After slow start, front-runner status being enjoyed
COLUMBIA — Ten months ago it didn't seem like Mike Huckabee's true believers in South Carolina could fill a room. And for those like Adam Piper, life wasn't easy.
Piper, then an unpaid campaign volunteer living off side work and his savings, saw his candidate's poll numbers in the basement, and he even endured a jeering call from one rival GOP campaign.
Now, less than a month before South Carolina's Republican primary, Piper's man is enjoying front-runner status.
And Piper, who still lacks a formal title even though he's done everything from solicit endorsements to lead grass-roots efforts, is finally enjoying a paycheck: $2,500 a month.
Piper, 23, met Huckabee in early 2005 and said he was inspired by the book detailing the former Arkansas governor's weight loss.
"He's as real as it gets," Piper said.
Piper carried on through spring and summer as the polls looked grim and most media outlets ignored the campaign.
Huckabee mustered just 21 votes in a March straw poll in Columbia, finishing seventh — behind former U.S. House Speaker Newt Gingrich, who was never even a candidate.
Early on, an aide at another Republican campaign rubbed some salt in the wounds on Piper's voice mail. "That message was along the line of, 'He's a loser; you're stupid,' " Piper recalled.

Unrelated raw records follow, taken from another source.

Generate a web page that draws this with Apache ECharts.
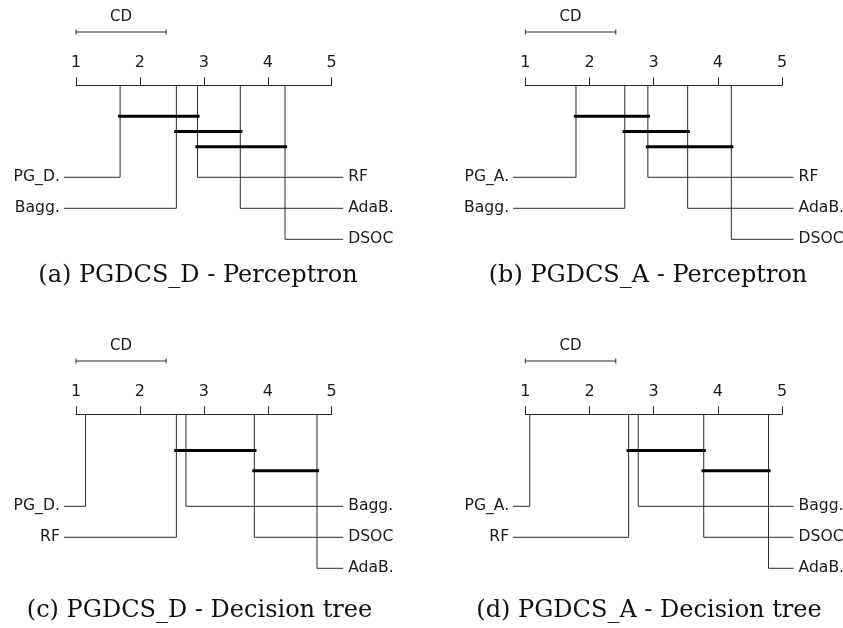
<!DOCTYPE html>
<html>
<head>
<meta charset="utf-8">
<script src="https://cdn.jsdelivr.net/npm/echarts@6/dist/echarts.min.js"></script>
<style>
  html, body { margin: 0; padding: 0; background: #ffffff; }
  #chart { width: 843px; height: 628px; }
</style>
</head>
<body>
<div id="chart"></div>
<script>
// Average ranks (lower is better) for each comparison, with the groups of
// methods that are not significantly different (critical-difference cliques).
const rankTicks = [1, 2, 3, 4, 5];

const methodsA = ['PG_D.', 'Bagg.', 'RF', 'AdaB.', 'DSOC'];
const ranksA   = [1.69, 2.57, 2.90, 3.57, 4.27];
const cliquesA = [[0, 2], [1, 3], [2, 4]];
const captionA = '(a) PGDCS_D - Perceptron';

const methodsB = ['PG_A.', 'Bagg.', 'RF', 'AdaB.', 'DSOC'];
const ranksB   = [1.79, 2.55, 2.91, 3.53, 4.21];
const cliquesB = [[0, 2], [1, 3], [2, 4]];
const captionB = '(b) PGDCS_A - Perceptron';

const methodsC = ['PG_D.', 'RF', 'Bagg.', 'DSOC', 'AdaB.'];
const ranksC   = [1.15, 2.57, 2.72, 3.79, 4.77];
const cliquesC = [[1, 3], [3, 4]];
const captionC = '(c) PGDCS_D - Decision tree';

const methodsD = ['PG_A.', 'RF', 'Bagg.', 'DSOC', 'AdaB.'];
const ranksD   = [1.07, 2.61, 2.76, 3.78, 4.79];
const cliquesD = [[1, 3], [3, 4]];
const captionD = '(d) PGDCS_A - Decision tree';

const criticalDifference = 1.41;

// ---- layout (pixels / rank-space extents) ----
const panelBoxes = [
  { left: 76,    top: 85.3,  width: 255.7, capX: 198,   capY: 276 },
  { left: 525.3, top: 85.3,  width: 256.7, capX: 648,   capY: 276 },
  { left: 76,    top: 414.3, width: 255.7, capX: 199.5, capY: 610.5 },
  { left: 525.3, top: 414.3, width: 256.7, capX: 649,   capY: 610.5 }
];
const yRange = 160;          // vertical offsets below the rank axis, in px
const rowTop = 92, rowStep = 31;
const cliqueBand = [15.8, 76.8];
const cdBarY = -53.3, cdTextY = -68.3, cdCap = 2.5;
const leftEnd = 0.81, rightEnd = 5.18;
const cliqueOverhang = 0.033;
const nLeft = 2;

const thinColor = '#2b2b2b';
const textColor = '#1a1a1a';
const labelFont = '15.6px "DejaVu Sans"';
const cdFont = '15px "DejaVu Sans"';

const panels = [
  { methods: methodsA, ranks: ranksA, cliques: cliquesA, caption: captionA },
  { methods: methodsB, ranks: ranksB, cliques: cliquesB, caption: captionB },
  { methods: methodsC, ranks: ranksC, cliques: cliquesC, caption: captionC },
  { methods: methodsD, ranks: ranksD, cliques: cliquesD, caption: captionD }
];

const grid = [], xAxis = [], yAxis = [], series = [], graphic = [];

function baseCustom(p, data, renderItem, z) {
  return {
    type: 'custom', coordinateSystem: 'cartesian2d',
    xAxisIndex: p, yAxisIndex: p, data: data,
    encode: { x: 0, y: 1 },
    clip: false, silent: true, animation: false, z: z || 2,
    renderItem: renderItem
  };
}

panels.forEach(function (panel, p) {
  const box = panelBoxes[p];
  grid.push({ left: box.left, top: box.top, width: box.width, height: yRange });

  xAxis.push({
    gridIndex: p, type: 'value', position: 'top',
    min: rankTicks[0], max: rankTicks[rankTicks.length - 1], interval: 1,
    axisLine: { show: true, onZero: false, lineStyle: { color: thinColor, width: 1 } },
    axisTick: { show: true, length: 8, lineStyle: { color: thinColor, width: 1 } },
    axisLabel: {
      show: true, fontSize: 16, fontFamily: 'DejaVu Sans', color: textColor,
      margin: 14, lineHeight: 16,
      formatter: function (v) { return rankTicks.indexOf(v) >= 0 ? String(v) : ''; }
    },
    splitLine: { show: false }
  });
  yAxis.push({ gridIndex: p, type: 'value', min: 0, max: yRange, inverse: true, show: false });

  // Method connectors: rank on the axis -> down to the label row -> out to the side
  const connectorData = panel.ranks.map(function (r, i) {
    const onLeft = i < nLeft;
    const row = onLeft ? i : i - nLeft;
    return [r, rowTop + row * rowStep, onLeft ? leftEnd : rightEnd, onLeft ? 0 : 1];
  });
  series.push(baseCustom(p, connectorData, function (params, api) {
    const r = api.value(0), y = api.value(1), endX = api.value(2), side = api.value(3);
    const a = api.coord([r, 0]), b = api.coord([r, y]), c = api.coord([endX, y]);
    return {
      type: 'group',
      children: [
        {
          type: 'polyline',
          shape: { points: [a, b, c] },
          style: { stroke: thinColor, lineWidth: 1, fill: null }
        },
        {
          type: 'text',
          x: side === 0 ? c[0] - 4 : c[0] + 5,
          y: c[1],
          style: {
            text: panel.methods[params.dataIndex],
            font: labelFont, fill: textColor,
            align: side === 0 ? 'right' : 'left', verticalAlign: 'middle'
          }
        }
      ]
    };
  }));

  // Cliques: thick bars joining groups without significant difference
  const nC = panel.cliques.length;
  const cliqueData = panel.cliques.map(function (c, k) {
    const y = cliqueBand[0] + (k + 1) * (cliqueBand[1] - cliqueBand[0]) / (nC + 1);
    return [panel.ranks[c[0]] - cliqueOverhang, y, panel.ranks[c[1]] + cliqueOverhang];
  });
  series.push(baseCustom(p, cliqueData, function (params, api) {
    const a = api.coord([api.value(0), api.value(1)]);
    const b = api.coord([api.value(2), api.value(1)]);
    return {
      type: 'line',
      shape: { x1: a[0], y1: a[1], x2: b[0], y2: b[1] },
      style: { stroke: '#000000', lineWidth: 3, lineCap: 'butt' }
    };
  }, 5));

  // Critical difference scale bar
  const cdStart = rankTicks[0];
  const cdData = [[cdStart, cdBarY, cdStart + criticalDifference]];
  series.push(baseCustom(p, cdData, function (params, api) {
    const x0 = api.value(0), y = api.value(1), x1 = api.value(2);
    const a = api.coord([x0, y]), b = api.coord([x1, y]);
    const t = api.coord([(x0 + x1) / 2, cdTextY]);
    const capUp = api.coord([x0, y - cdCap])[1], capDown = api.coord([x0, y + cdCap])[1];
    const st = { stroke: thinColor, lineWidth: 1 };
    return {
      type: 'group',
      children: [
        { type: 'line', shape: { x1: a[0], y1: a[1], x2: b[0], y2: b[1] }, style: st },
        { type: 'line', shape: { x1: a[0], y1: capUp, x2: a[0], y2: capDown }, style: st },
        { type: 'line', shape: { x1: b[0], y1: capUp, x2: b[0], y2: capDown }, style: st },
        {
          type: 'text', x: t[0], y: t[1],
          style: { text: 'CD', font: cdFont, fill: textColor, align: 'center', verticalAlign: 'middle' }
        }
      ]
    };
  }));

  graphic.push({
    type: 'text', x: box.capX, y: box.capY, silent: true,
    style: {
      text: panel.caption,
      font: '24px "DejaVu Serif"',
      fill: '#111111',
      align: 'center', verticalAlign: 'middle',
      textAlign: 'center', textVerticalAlign: 'middle'
    }
  });
});

const chart = echarts.init(document.getElementById('chart'), null, { renderer: 'canvas' });
chart.setOption({
  backgroundColor: '#ffffff',
  animation: false,
  grid: grid,
  xAxis: xAxis,
  yAxis: yAxis,
  series: series,
  graphic: graphic
});
</script>
</body>
</html>
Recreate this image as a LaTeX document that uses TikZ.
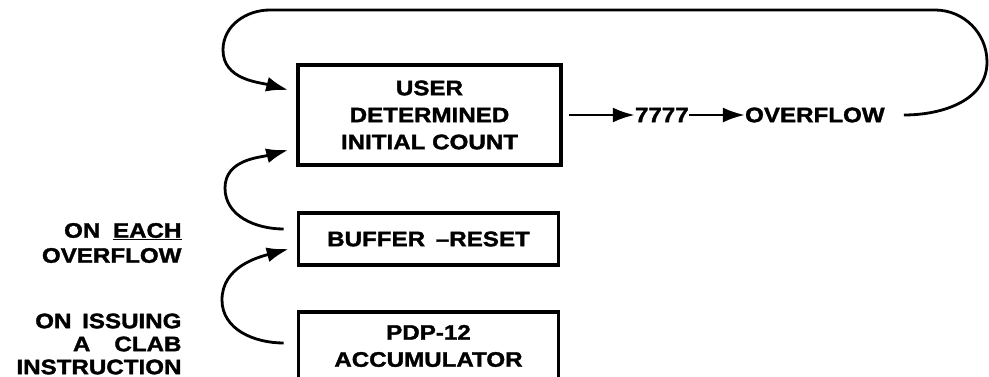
\documentclass[tikz,border=0pt]{standalone}
\usepackage{fontspec}
\setmainfont{Liberation Sans}[FakeStretch=1.15, BoldFeatures={FakeBold=1.6}]
\usetikzlibrary{arrows.meta,positioning,calc}

\tikzset{
  unitbox/.style={draw, line width=3.6pt, align=center, inner sep=0pt},
  flowline/.style={line width=2.8pt, -{Latex[length=22pt,width=15pt]}},
  loopline/.style={line width=2.8pt, -{Latex[length=22pt,width=15pt]}},
  plainlabel/.style={inner sep=0pt, align=center},
}

\begin{document}
\begin{tikzpicture}[x=1pt,y=1pt,font=\bfseries\fontsize{21}{27}\selectfont]
  \useasboundingbox (0,0) rectangle (989,-377);

  % the three registers
  \node[unitbox, minimum width=263pt, minimum height=100pt] (init) at (429.5,-115)
    {USER\\DETERMINED\\INITIAL COUNT};
  \node[unitbox, minimum width=260pt, minimum height=52pt] (reset) at (428.5,-239)
    {BUFFER\hspace{4pt} --RESET};
  \node[unitbox, minimum width=260pt, minimum height=68pt] (acc) at (428.5,-346)
    {PDP-12\\ACCUMULATOR};

  % counting up to overflow
  \node[plainlabel, right=72pt of init] (count) {7777};
  \node[plainlabel, right=56pt of count] (ovf) {OVERFLOW};
  \draw[flowline] ([xshift=6pt]init.east) -- (count);
  \draw[flowline] (count) -- (ovf);

  % reload on overflow
  \draw[loopline]
    ([xshift=19pt]ovf.east) to[out=0,in=-90] (987,-62)
    to[out=90,in=0] (935,-10) -- (270,-10)
    to[out=180,in=90] (223,-50)
    to[out=-90,in=165] ([shift={(-8pt,25pt)}]init.west);
  \draw[loopline]
    ([shift={(-13pt,10pt)}]reset.west) to[out=180,in=-90] (225,-188)
    to[out=90,in=195] ([shift={(-8pt,-35pt)}]init.west);
  \draw[loopline]
    ([shift={(-13pt,3pt)}]acc.west) to[out=180,in=-90] (222,-300)
    to[out=90,in=195] ([shift={(-8pt,-10pt)}]reset.west);

  % conditions
  \node[plainlabel, align=right, font=\bfseries\fontsize{21}{25}\selectfont,
    left=115pt of reset, yshift=-4pt] (eachlbl) {ON\hspace{6pt} \underline{EACH}\\OVERFLOW};
  \node[plainlabel, align=right, font=\bfseries\fontsize{21}{23}\selectfont,
    left=115pt of acc, yshift=2pt] (clablbl) {ON\hspace{4pt} ISSUING\\A\hspace{24pt}CLAB\\INSTRUCTION};
\end{tikzpicture}
\end{document}
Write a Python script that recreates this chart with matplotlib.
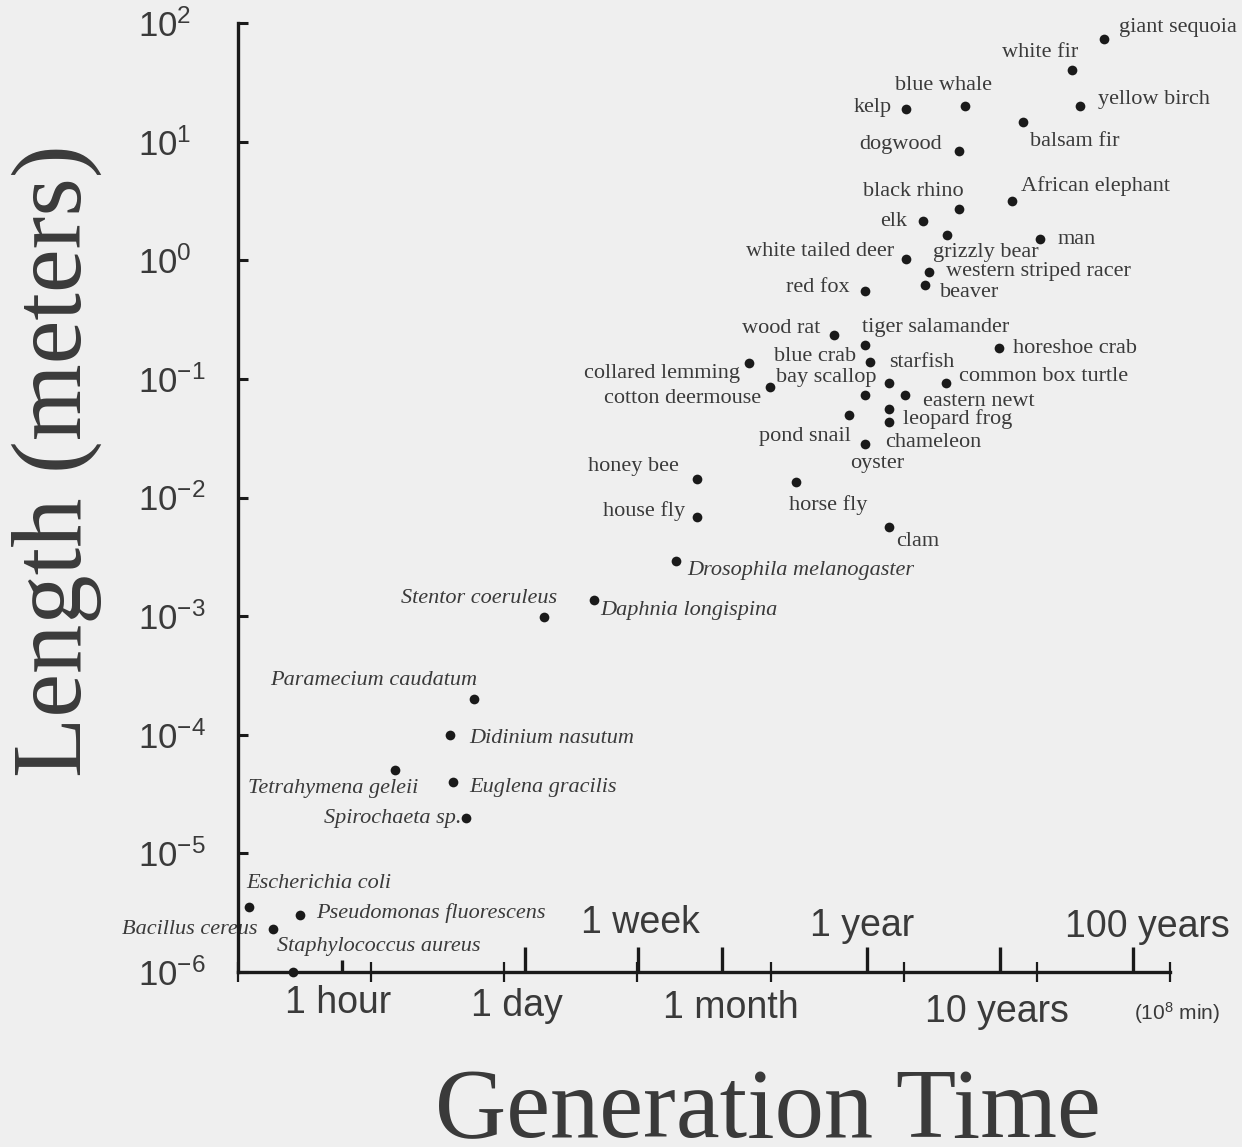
import matplotlib
matplotlib.use("Agg")
import matplotlib.pyplot as plt
from matplotlib.ticker import FixedLocator, NullFormatter

plt.rcParams["mathtext.fontset"] = "custom"
plt.rcParams["mathtext.rm"] = "Liberation Sans"
plt.rcParams["mathtext.it"] = "Liberation Sans:italic"

# ── data: generation time (minutes) vs. body length (meters) ──────────
names = [
    "giant sequoia", "white fir", "yellow birch", "blue whale", "kelp",
    "balsam fir", "dogwood", "African elephant", "black rhino", "elk",
    "grizzly bear", "man", "white tailed deer", "western striped racer",
    "beaver", "red fox",
    "wood rat", "tiger salamander", "blue crab", "horeshoe crab",
    "collared lemming", "cotton deermouse", "starfish", "eastern newt",
    "bay scallop", "common box turtle", "pond snail", "leopard frog",
    "chameleon", "oyster",
    "honey bee", "horse fly", "house fly", "clam",
    "Drosophila melanogaster", "Daphnia longispina", "Stentor coeruleus",
    "Paramecium caudatum", "Didinium nasutum", "Tetrahymena geleii",
    "Euglena gracilis", "Spirochaeta sp.", "Escherichia coli",
    "Bacillus cereus", "Pseudomonas fluorescens", "Staphylococcus aureus",
]
gen_time_min = [
    3.2e7, 1.85e7, 2.1e7, 2.9e6, 1.04e6,
    7.9e6, 2.6e6, 6.5e6, 2.6e6, 1.4e6,
    2.1e6, 1.06e7, 1.04e6, 1.56e6,
    1.45e6, 5.1e5,
    3.0e5, 5.1e5, 5.6e5, 5.2e6,
    6.9e4, 9.9e4, 7.8e5, 1.02e6,
    5.1e5, 2.07e6, 3.9e5, 7.7e5,
    7.7e5, 5.1e5,
    2.8e4, 1.56e5, 2.8e4, 7.7e5,
    1.95e4, 4.7e3, 2.0e3,
    590, 390, 150,
    410, 520, 12.2,
    18.2, 29, 26,
]
length_m = [
    73, 40, 20, 20, 18.8,
    14.6, 8.3, 3.16, 2.7, 2.14,
    1.63, 1.51, 1.02, 0.80,
    0.62, 0.55,
    0.234, 0.193, 0.139, 0.182,
    0.135, 0.085, 0.093, 0.073,
    0.073, 0.092, 0.050, 0.056,
    0.0435, 0.028,
    0.0143, 0.0135, 0.0068, 0.0056,
    0.0029, 0.00137, 0.00099,
    2.0e-4, 1.0e-4, 5.0e-5,
    4.0e-5, 2.0e-5, 3.5e-6,
    2.3e-6, 3.0e-6, 1.0e-6,
]
italic_names = [
    "Drosophila melanogaster", "Daphnia longispina", "Stentor coeruleus",
    "Paramecium caudatum", "Didinium nasutum", "Tetrahymena geleii",
    "Euglena gracilis", "Spirochaeta sp.", "Escherichia coli",
    "Bacillus cereus", "Pseudomonas fluorescens", "Staphylococcus aureus",
]

# time-unit ticks along the x axis (minutes)
unit_ticks = [60, 1440, 10080, 43200, 525600, 5256000, 52560000]
unit_labels = ["1 hour", "1 day", "1 week", "1 month", "1 year", "10 years", "100 years"]
decade_ticks = [1e1, 1e2, 1e3, 1e4, 1e5, 1e6, 1e7, 1e8]
y_ticks = [1e-6, 1e-5, 1e-4, 1e-3, 1e-2, 1e-1, 1e0, 1e1, 1e2]

# ── label layout: (ha, dx, dy) in pixels from the dot, y downward ─────
label_layout = [
    ("left", 15, -12), ("right", 6, -18), ("left", 18, -6), ("center", -22, -20), ("right", -14, -2),
    ("left", 7, 19), ("right", -17, -7), ("left", 9, -15), ("right", 5, -18), ("right", -16, 0),
    ("left", -14, 17), ("left", 17, 0), ("right", -12, -8), ("left", 17, 0),
    ("left", 15, 8), ("right", -15, -4),
    ("right", -14, -7), ("left", -3, -18), ("right", -14, -5), ("left", 14, 0),
    ("right", -9, 10), ("right", -9, 11), ("left", 0, -20), ("left", 18, 6),
    ("right", 12, -18), ("left", 13, -7), ("right", 2, 22), ("left", 14, 10),
    ("left", -3, 21), ("center", 12, 19),
    ("right", -18, -13), ("left", -7, 23), ("right", -12, -6), ("left", 8, 14),
    ("left", 11, 9), ("left", 6, 11), ("right", 13, -18),
    ("right", 3, -19), ("left", 19, 4), ("right", 24, 18),
    ("left", 17, 6), ("right", -5, 1), ("left", -3, -24),
    ("right", -15, 0), ("left", 17, -2), ("left", -16, -25),
]
# (dx, dy) pixels for time-unit labels relative to their tick on the axis
unit_label_pos = [(-4, 31), (-8, 34), (2, -49), (9, 36), (-4, -46), (-3, 40), (15, -45)]

PX = 0.72  # pixels -> points at dpi 100
BG = "#efefef"
INK = "#1a1a1a"
TXT = "#3a3a3a"

fig = plt.figure(figsize=(12.42, 11.47), dpi=100, facecolor=BG)
ax = fig.add_axes([238 / 1242, 1 - 972 / 1147, (1170 - 238) / 1242, (972 - 23) / 1147])
ax.set_facecolor(BG)

ax.set_xscale("log")
ax.set_yscale("log")
ax.set_xlim(1e1, 1e8)
ax.set_ylim(1e-6, 1e2)

for side in ("top", "right"):
    ax.spines[side].set_visible(False)
for side in ("left", "bottom"):
    ax.spines[side].set_linewidth(2.4)
    ax.spines[side].set_color(INK)

# points
ax.plot(gen_time_min, length_m, "o", ms=7, color=INK, mew=0, zorder=4, clip_on=False)

# point labels
for name, x, y, (ha, dx, dy) in zip(names, gen_time_min, length_m, label_layout):
    ax.annotate(
        name, (x, y), xytext=(dx * PX, -dy * PX), textcoords="offset points",
        ha=ha, va="center", fontsize=16, color=TXT, zorder=2,
        family="Liberation Serif",
        style="italic" if name in italic_names else "normal",
        annotation_clip=False,
    )

# y axis ticks
ax.yaxis.set_major_locator(FixedLocator(y_ticks))
ax.yaxis.set_minor_locator(FixedLocator([]))
ax.set_yticklabels([rf"$10^{{{int(round(__import__('math').log10(v)))}}}$" for v in y_ticks])
ax.tick_params(axis="y", which="major", direction="in", length=7, width=2.2,
               color=INK, labelsize=25, labelcolor=TXT, pad=72)
for lbl in ax.get_yticklabels():
    lbl.set_horizontalalignment("left")

# x axis: decade ticks (unlabelled) and time-unit ticks
ax.xaxis.set_major_locator(FixedLocator(decade_ticks))
ax.xaxis.set_major_formatter(NullFormatter())
ax.xaxis.set_minor_locator(FixedLocator(unit_ticks))
ax.xaxis.set_minor_formatter(NullFormatter())
ax.tick_params(axis="x", which="major", direction="inout", length=15, width=1.6, color=INK)
ax.tick_params(axis="x", which="minor", direction="in", length=18, width=2.4, color=INK)
ax.xaxis.get_minor_ticks()[0].tick1line.set_markersize(9)

xt = ax.get_xaxis_transform()
for t, lab, (dx, dy) in zip(unit_ticks, unit_labels, unit_label_pos):
    ax.annotate(lab, (t, 0), xycoords=xt, xytext=(dx * PX, -dy * PX),
                textcoords="offset points", ha="center", va="center",
                fontsize=27, color=TXT, family="Liberation Sans", annotation_clip=False)
ax.annotate(r"(10$^8$ min)", (1e8, 0), xycoords=xt, xytext=(7 * PX, -41 * PX),
            textcoords="offset points", ha="center", va="center",
            fontsize=15, color=TXT, family="Liberation Sans", annotation_clip=False)

# axis titles
fig.text(57 / 1242, 1 - 461 / 1147, "Length (meters)", rotation=90, ha="center", va="center",
         fontsize=71, color=TXT, family="Liberation Serif")
fig.text(768 / 1242, 1 - 1137 / 1147, "Generation Time", ha="center", va="baseline",
         fontsize=71, color=TXT, family="Liberation Serif")

fig.savefig("out.png", dpi=100, facecolor=BG)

But things have changed. Three polls taken in December give Huckabee all or part of the lead in South Carolina.
"In hindsight, it looks like they were ahead of the curve," Winthrop University political scientist Scott Huffmon said of supporters such as Piper.
"There just aren't that many true believers among hard core political consultants."
As Piper signed on, state Rep. Liston Barfield was casting about for a candidate. He led a group working to draft former Virginia Sen. George Allen, whose hopes for the White House were dashed when he uttered what some considered a racial slur.
Allen lost his re-election bid and any hope of running for president.
"We wouldn't be having this conversation today about Mike Huckabee if George Allen was in the Senate," Barfield said. Barfield said Huckabee went over nearly every issue with him during a meeting, and he was impressed.
"He was a long shot," Barfield conceded, but "I was convinced if he could get his message out, he could win. Everybody said he can't get it out because he doesn't have any money. But he was the only candidate I could go to the polls and vote for."
Also early on, the son and widow of the popular former Gov. Carroll Campbell jumped on. Mike Campbell and his mother gave the campaign credibility with a well-known name in this state.
Another boost came in May when former Gov. David Beasley endorsed Huckabee, calling him "authentic and consistently conservative." Beasley's endorsement helped bring more people aboard, Piper said.
Still, Huckabee's campaign staff remains the thinnest among the front-runners — just four full-time, paid workers. Staff will be brought in from Iowa, Arkansas and New Hampshire before the primary.